In the lecture “Thread of Abstraction: A Comparative Study of Italian and International Textile Artists,” curator Ginevra de Blasio presents a year-long research project funded by the Italian Council grant. Here, “abstraction” does not denote style, but a framework: textiles as metaphor for the structuring of existence.
Rather than treating textiles as defined by their material qualities alone, the lecture opens a broader understanding of the textile as a complex form of thinking that emerged with the earliest expressions of the human. From this perspective, the recent inclusion of textile in contemporary art discourse is less a novelty than a return: a renewed recognition of one of humanity’s oldest practices, reactivated under contemporary conditions.
The lecture travels through pivotal moments when textiles and art become most deeply intertwined. Rather than following a linear history, it compares textile practices across diverse socio-cultural contexts from the earliest mythological stories to the present. Despite sharp differences and contemporary adaptations within today’s infrastructures—fashion, computation, and digital systems—what endures across cultures, time, and geography are textiles’ fundamental principles: time, touch, and repetition. In a world increasingly driven by speed and screens, these practices insist on slowness and embodiment—rewinding us, thread by thread, back into our humanity.
This research project is granted by the Directorate-General for Contemporary Creativity of the Italian Ministry of Culture under the Italian Council program (14th edition, 2025), which aims to promote Italian contemporary art worldwide.
About the speaker: Ginevra de Blasio is a curator and writer from Rome, Italy, currently based in New York City. She holds a BA in Art History and Visual Culture from the University of Exeter, England, and an MA in Visual Arts Administration from NYU, New York. Her curatorial and professional experience includes roles at the Drawing Center, Performa, Fondazione Corsini, 99 Canal, and Paula Cooper Gallery.

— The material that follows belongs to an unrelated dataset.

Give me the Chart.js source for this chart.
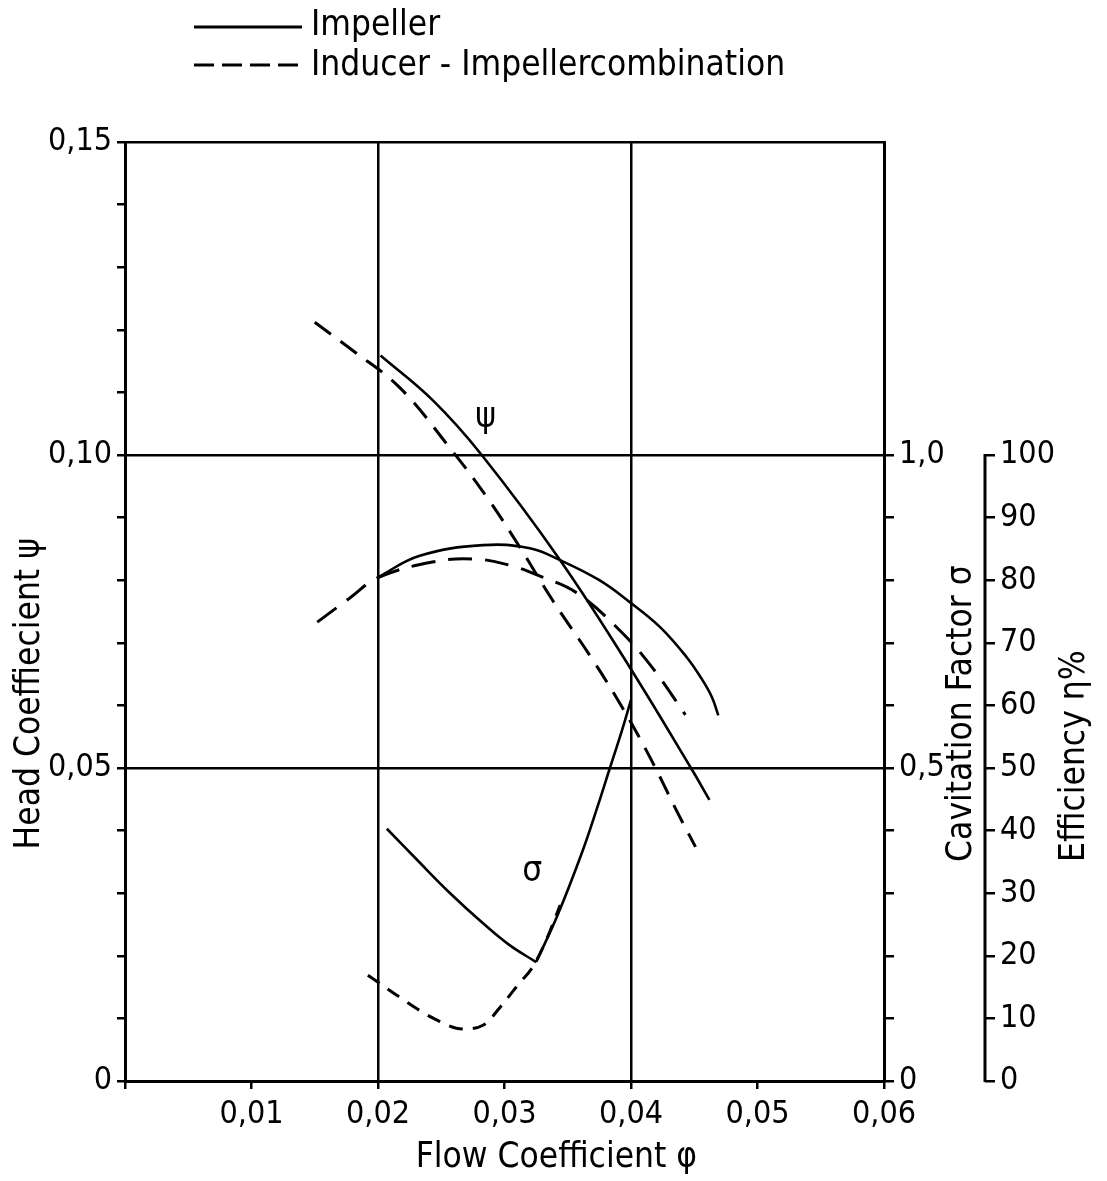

She is currently engaged in multiple independent and institutional projects, working alongside professionals including Adam Weinberg, Director Emeritus of the Whitney Museum of American Art, and Joachim Pissarro, founding member of the Global Museum Strategy Group and Professor Emeritus of Art History at Hunter College, CUNY. She is a contributor to the Brooklyn Rail and she recently received an Italian Council grant for curatorial research and will lead international public programs with partner institutions focused on textile artists.